Soit l’opérateur n’a pas tenu sa promesse, soit il ne dit pas toute la vérité des chiffres. Or la transparence dans ce domaine est indispensable pour une étude plus objective du secteur de l’électricité, qui nécessite des investissements lourds. En tenant compte du fait que le contrat de concession lui fait obligation d’effectuer 50 à 60.000 branchements par an, on aurait dû aujourd’hui tourner autour de 1,2 millions de branchements effectués. Certains observateurs estiment que la vérité des chiffres est volontairement dissimulée pour des raisons obscures. Lorsqu’on regarde bien le système de tarification de l’énergie électrique en vigueur au Cameroun, on constate que l’opérateur AES/SONEL utilise une partie des énormes revenus des pertes transport (près de 45%), pour financer l’exploitation des centrales thermiques), au lieu de les affecter à leur réduction par la réhabilitation  du réseau. Chaque année, on estime à 40 milliards de FCFA, le montant payé par les consommateurs d’énergie Moyenne et Basse tension, pour combler le déficit de management de l’entreprise dans ce domaine.
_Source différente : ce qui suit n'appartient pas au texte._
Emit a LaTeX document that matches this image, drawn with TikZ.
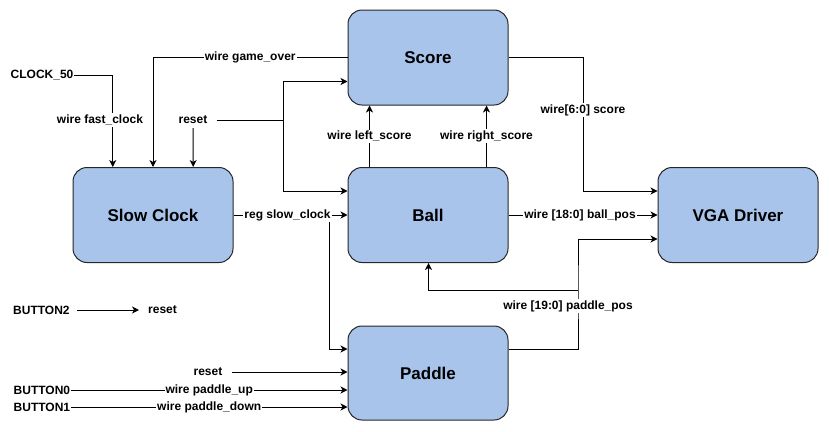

C’est ce qui pourrait justifier le fait que le prix de l’énergie ne cesse de grimper. Le kilowatt sorti d’une centrale comme Yassa à Douala coûte jusqu’à 110 FCFA. La Sonel n’a jamais indiqué comment elle compense le manque à gagner. Mais des analystes proches du secteur ne manquent pas de dire que ce sont les clients du segment grand public qui paient le prix fort. Pour de nombreux observateurs, le groupe AES Sonel jusqu’ici, n’a toujours agi que dans le but de faire du bénéfice au mépris des exigences du développement des populations camerounaises. Certains, qui ont poussé l’analyse loin, croient savoir que les délestages ont une seule cause. Le groupe ayant signé un contrat avec ALUCAM pour l’extension de cette dernière a réduit la part d’énergie produite à Song Loulou et destinée au secteur public, pour satisfaire l’exigence contractuelle de lui fournir un supplément d’énergie dès janvier 2013. D’un autre côté, présenter la centrale de Kribi comme « La solution s’apparente à un mensonge ». Déjà, le coût de l’électricité qui en sortira est inconnu. Les experts penchent pour 60 et 80 FCFA le KW contre 12 FCFA maximum pour le thermique. Le gouvernement actionnaire à SONEL et ALUCAM semble avoir fermé les yeux sur ce complot, bien que ses responsables et son chef aient annoncé qu’on marchait vers l’émergence.